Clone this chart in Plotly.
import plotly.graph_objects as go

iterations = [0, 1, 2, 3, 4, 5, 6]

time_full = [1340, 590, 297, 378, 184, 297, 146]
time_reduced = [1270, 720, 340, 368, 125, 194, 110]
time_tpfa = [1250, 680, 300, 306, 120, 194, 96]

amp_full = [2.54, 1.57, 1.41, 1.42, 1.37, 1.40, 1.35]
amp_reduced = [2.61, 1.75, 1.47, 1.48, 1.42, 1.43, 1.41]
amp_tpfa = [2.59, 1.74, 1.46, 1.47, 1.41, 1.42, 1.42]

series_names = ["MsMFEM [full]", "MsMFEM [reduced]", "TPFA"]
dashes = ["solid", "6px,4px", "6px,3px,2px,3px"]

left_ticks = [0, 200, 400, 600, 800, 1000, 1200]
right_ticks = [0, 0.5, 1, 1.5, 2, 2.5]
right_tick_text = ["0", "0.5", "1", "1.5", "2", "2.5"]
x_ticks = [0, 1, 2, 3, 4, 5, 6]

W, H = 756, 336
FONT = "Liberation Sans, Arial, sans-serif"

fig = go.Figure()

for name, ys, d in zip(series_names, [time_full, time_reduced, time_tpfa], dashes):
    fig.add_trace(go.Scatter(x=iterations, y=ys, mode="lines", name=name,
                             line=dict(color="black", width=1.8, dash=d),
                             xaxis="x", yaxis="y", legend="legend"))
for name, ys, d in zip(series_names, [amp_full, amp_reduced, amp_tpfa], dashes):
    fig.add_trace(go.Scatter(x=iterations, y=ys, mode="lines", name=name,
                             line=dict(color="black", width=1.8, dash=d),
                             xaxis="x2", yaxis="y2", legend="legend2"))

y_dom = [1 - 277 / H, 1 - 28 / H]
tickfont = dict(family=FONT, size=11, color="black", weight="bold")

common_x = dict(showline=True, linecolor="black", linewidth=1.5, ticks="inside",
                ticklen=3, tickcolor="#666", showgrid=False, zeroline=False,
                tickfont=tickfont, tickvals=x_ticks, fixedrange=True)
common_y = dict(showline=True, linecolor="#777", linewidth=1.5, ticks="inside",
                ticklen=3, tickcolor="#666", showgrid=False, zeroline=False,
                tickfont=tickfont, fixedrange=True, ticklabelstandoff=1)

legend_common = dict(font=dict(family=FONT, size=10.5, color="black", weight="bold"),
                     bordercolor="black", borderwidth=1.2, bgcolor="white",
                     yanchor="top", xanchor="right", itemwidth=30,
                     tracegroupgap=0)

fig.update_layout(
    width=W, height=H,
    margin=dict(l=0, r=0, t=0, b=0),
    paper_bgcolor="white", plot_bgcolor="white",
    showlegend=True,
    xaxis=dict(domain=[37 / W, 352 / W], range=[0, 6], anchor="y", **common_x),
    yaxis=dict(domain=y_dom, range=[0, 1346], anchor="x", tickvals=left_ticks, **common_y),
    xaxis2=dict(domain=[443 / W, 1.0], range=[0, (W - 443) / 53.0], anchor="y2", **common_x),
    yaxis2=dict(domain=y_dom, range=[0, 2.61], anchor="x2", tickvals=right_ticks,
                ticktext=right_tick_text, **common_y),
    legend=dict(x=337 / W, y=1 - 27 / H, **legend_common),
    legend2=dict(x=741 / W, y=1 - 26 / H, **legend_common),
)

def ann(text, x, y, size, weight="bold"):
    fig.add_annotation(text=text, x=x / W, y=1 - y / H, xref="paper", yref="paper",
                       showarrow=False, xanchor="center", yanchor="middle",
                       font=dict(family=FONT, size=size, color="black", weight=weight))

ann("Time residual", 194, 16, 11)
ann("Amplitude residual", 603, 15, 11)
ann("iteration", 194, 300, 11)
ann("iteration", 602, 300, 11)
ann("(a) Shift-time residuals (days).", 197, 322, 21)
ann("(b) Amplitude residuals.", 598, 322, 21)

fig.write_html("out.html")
++++
**GOAL:**
Set down the material above again, word for word.

**IN RESPONSE:**
Clone this chart in Plotly.
import plotly.graph_objects as go

iterations = [0, 1, 2, 3, 4, 5, 6]

time_full = [1340, 590, 297, 378, 184, 297, 146]
time_reduced = [1270, 720, 340, 368, 125, 194, 110]
time_tpfa = [1250, 680, 300, 306, 120, 194, 96]

amp_full = [2.54, 1.57, 1.41, 1.42, 1.37, 1.40, 1.35]
amp_reduced = [2.61, 1.75, 1.47, 1.48, 1.42, 1.43, 1.41]
amp_tpfa = [2.59, 1.74, 1.46, 1.47, 1.41, 1.42, 1.42]

series_names = ["MsMFEM [full]", "MsMFEM [reduced]", "TPFA"]
dashes = ["solid", "6px,4px", "6px,3px,2px,3px"]

left_ticks = [0, 200, 400, 600, 800, 1000, 1200]
right_ticks = [0, 0.5, 1, 1.5, 2, 2.5]
right_tick_text = ["0", "0.5", "1", "1.5", "2", "2.5"]
x_ticks = [0, 1, 2, 3, 4, 5, 6]

W, H = 756, 336
FONT = "Liberation Sans, Arial, sans-serif"

fig = go.Figure()

for name, ys, d in zip(series_names, [time_full, time_reduced, time_tpfa], dashes):
    fig.add_trace(go.Scatter(x=iterations, y=ys, mode="lines", name=name,
                             line=dict(color="black", width=1.8, dash=d),
                             xaxis="x", yaxis="y", legend="legend"))
for name, ys, d in zip(series_names, [amp_full, amp_reduced, amp_tpfa], dashes):
    fig.add_trace(go.Scatter(x=iterations, y=ys, mode="lines", name=name,
                             line=dict(color="black", width=1.8, dash=d),
                             xaxis="x2", yaxis="y2", legend="legend2"))

y_dom = [1 - 277 / H, 1 - 28 / H]
tickfont = dict(family=FONT, size=11, color="black", weight="bold")

common_x = dict(showline=True, linecolor="black", linewidth=1.5, ticks="inside",
                ticklen=3, tickcolor="#666", showgrid=False, zeroline=False,
                tickfont=tickfont, tickvals=x_ticks, fixedrange=True)
common_y = dict(showline=True, linecolor="#777", linewidth=1.5, ticks="inside",
                ticklen=3, tickcolor="#666", showgrid=False, zeroline=False,
                tickfont=tickfont, fixedrange=True, ticklabelstandoff=1)

legend_common = dict(font=dict(family=FONT, size=10.5, color="black", weight="bold"),
                     bordercolor="black", borderwidth=1.2, bgcolor="white",
                     yanchor="top", xanchor="right", itemwidth=30,
                     tracegroupgap=0)

fig.update_layout(
    width=W, height=H,
    margin=dict(l=0, r=0, t=0, b=0),
    paper_bgcolor="white", plot_bgcolor="white",
    showlegend=True,
    xaxis=dict(domain=[37 / W, 352 / W], range=[0, 6], anchor="y", **common_x),
    yaxis=dict(domain=y_dom, range=[0, 1346], anchor="x", tickvals=left_ticks, **common_y),
    xaxis2=dict(domain=[443 / W, 1.0], range=[0, (W - 443) / 53.0], anchor="y2", **common_x),
    yaxis2=dict(domain=y_dom, range=[0, 2.61], anchor="x2", tickvals=right_ticks,
                ticktext=right_tick_text, **common_y),
    legend=dict(x=337 / W, y=1 - 27 / H, **legend_common),
    legend2=dict(x=741 / W, y=1 - 26 / H, **legend_common),
)

def ann(text, x, y, size, weight="bold"):
    fig.add_annotation(text=text, x=x / W, y=1 - y / H, xref="paper", yref="paper",
                       showarrow=False, xanchor="center", yanchor="middle",
                       font=dict(family=FONT, size=size, color="black", weight=weight))

ann("Time residual", 194, 16, 11)
ann("Amplitude residual", 603, 15, 11)
ann("iteration", 194, 300, 11)
ann("iteration", 602, 300, 11)
ann("(a) Shift-time residuals (days).", 197, 322, 21)
ann("(b) Amplitude residuals.", 598, 322, 21)

fig.write_html("out.html")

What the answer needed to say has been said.